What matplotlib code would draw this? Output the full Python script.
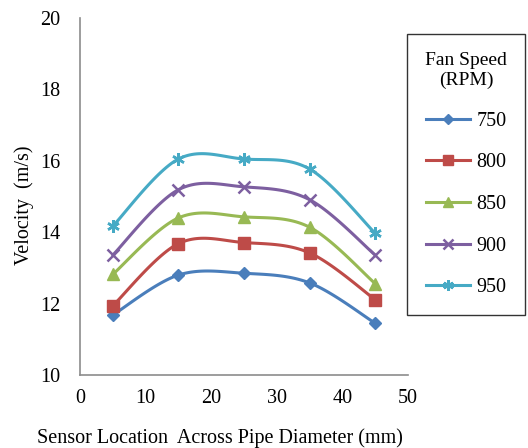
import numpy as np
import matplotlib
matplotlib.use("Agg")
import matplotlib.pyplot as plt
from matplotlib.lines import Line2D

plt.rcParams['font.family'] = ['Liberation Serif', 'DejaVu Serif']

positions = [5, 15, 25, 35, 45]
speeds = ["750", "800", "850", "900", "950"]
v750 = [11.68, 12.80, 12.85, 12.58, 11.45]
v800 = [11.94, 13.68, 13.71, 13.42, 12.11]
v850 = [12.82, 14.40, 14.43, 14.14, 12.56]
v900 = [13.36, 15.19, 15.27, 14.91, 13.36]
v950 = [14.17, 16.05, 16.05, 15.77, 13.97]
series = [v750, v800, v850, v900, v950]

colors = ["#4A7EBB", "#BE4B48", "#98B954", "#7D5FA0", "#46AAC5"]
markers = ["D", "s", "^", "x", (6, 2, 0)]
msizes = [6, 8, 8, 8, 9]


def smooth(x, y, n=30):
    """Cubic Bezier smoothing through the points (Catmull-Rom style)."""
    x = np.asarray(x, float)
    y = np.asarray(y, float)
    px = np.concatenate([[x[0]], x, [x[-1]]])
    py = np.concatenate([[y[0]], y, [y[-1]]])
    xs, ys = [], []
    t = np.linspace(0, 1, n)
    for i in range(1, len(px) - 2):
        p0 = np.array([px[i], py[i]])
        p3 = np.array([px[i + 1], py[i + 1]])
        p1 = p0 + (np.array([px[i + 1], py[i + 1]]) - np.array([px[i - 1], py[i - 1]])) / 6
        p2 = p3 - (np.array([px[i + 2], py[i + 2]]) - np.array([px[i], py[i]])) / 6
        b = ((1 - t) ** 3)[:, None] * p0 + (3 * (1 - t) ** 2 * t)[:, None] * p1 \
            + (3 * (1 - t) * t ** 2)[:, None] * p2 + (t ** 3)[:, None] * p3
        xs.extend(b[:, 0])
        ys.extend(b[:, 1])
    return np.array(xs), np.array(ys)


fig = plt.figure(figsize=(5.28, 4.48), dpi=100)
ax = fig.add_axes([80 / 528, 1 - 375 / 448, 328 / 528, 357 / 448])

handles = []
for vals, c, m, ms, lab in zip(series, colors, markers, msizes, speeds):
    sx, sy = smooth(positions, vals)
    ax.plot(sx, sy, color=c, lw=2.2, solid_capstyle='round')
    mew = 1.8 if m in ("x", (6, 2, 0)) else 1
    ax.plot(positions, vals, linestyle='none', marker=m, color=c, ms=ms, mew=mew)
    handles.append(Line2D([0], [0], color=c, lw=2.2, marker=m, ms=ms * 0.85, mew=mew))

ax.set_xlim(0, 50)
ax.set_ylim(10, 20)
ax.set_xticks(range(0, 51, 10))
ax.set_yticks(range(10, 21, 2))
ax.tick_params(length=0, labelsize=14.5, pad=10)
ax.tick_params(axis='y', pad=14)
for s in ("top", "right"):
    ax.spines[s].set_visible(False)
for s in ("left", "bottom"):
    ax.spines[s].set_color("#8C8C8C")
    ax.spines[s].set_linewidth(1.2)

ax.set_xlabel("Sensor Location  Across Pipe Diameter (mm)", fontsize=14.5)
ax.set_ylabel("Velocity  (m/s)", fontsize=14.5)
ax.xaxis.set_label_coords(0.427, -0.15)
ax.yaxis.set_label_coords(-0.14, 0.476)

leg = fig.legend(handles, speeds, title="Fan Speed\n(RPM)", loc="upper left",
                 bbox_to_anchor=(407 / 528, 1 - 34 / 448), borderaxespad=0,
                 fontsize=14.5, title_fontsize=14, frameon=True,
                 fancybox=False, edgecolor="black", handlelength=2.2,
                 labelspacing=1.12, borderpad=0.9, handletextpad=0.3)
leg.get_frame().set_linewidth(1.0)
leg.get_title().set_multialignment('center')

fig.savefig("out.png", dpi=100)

---+---

Reproduce the data above word for word from its first line through the line that holds "ax = fig.add_axes([80", both ends included; skip pictures.

> [Exercise result]
What matplotlib code would draw this? Output the full Python script.
import numpy as np
import matplotlib
matplotlib.use("Agg")
import matplotlib.pyplot as plt
from matplotlib.lines import Line2D

plt.rcParams['font.family'] = ['Liberation Serif', 'DejaVu Serif']

positions = [5, 15, 25, 35, 45]
speeds = ["750", "800", "850", "900", "950"]
v750 = [11.68, 12.80, 12.85, 12.58, 11.45]
v800 = [11.94, 13.68, 13.71, 13.42, 12.11]
v850 = [12.82, 14.40, 14.43, 14.14, 12.56]
v900 = [13.36, 15.19, 15.27, 14.91, 13.36]
v950 = [14.17, 16.05, 16.05, 15.77, 13.97]
series = [v750, v800, v850, v900, v950]

colors = ["#4A7EBB", "#BE4B48", "#98B954", "#7D5FA0", "#46AAC5"]
markers = ["D", "s", "^", "x", (6, 2, 0)]
msizes = [6, 8, 8, 8, 9]


def smooth(x, y, n=30):
    """Cubic Bezier smoothing through the points (Catmull-Rom style)."""
    x = np.asarray(x, float)
    y = np.asarray(y, float)
    px = np.concatenate([[x[0]], x, [x[-1]]])
    py = np.concatenate([[y[0]], y, [y[-1]]])
    xs, ys = [], []
    t = np.linspace(0, 1, n)
    for i in range(1, len(px) - 2):
        p0 = np.array([px[i], py[i]])
        p3 = np.array([px[i + 1], py[i + 1]])
        p1 = p0 + (np.array([px[i + 1], py[i + 1]]) - np.array([px[i - 1], py[i - 1]])) / 6
        p2 = p3 - (np.array([px[i + 2], py[i + 2]]) - np.array([px[i], py[i]])) / 6
        b = ((1 - t) ** 3)[:, None] * p0 + (3 * (1 - t) ** 2 * t)[:, None] * p1 \
            + (3 * (1 - t) * t ** 2)[:, None] * p2 + (t ** 3)[:, None] * p3
        xs.extend(b[:, 0])
        ys.extend(b[:, 1])
    return np.array(xs), np.array(ys)


fig = plt.figure(figsize=(5.28, 4.48), dpi=100)
ax = fig.add_axes([80 / 528, 1 - 375 / 448, 328 / 528, 357 / 448])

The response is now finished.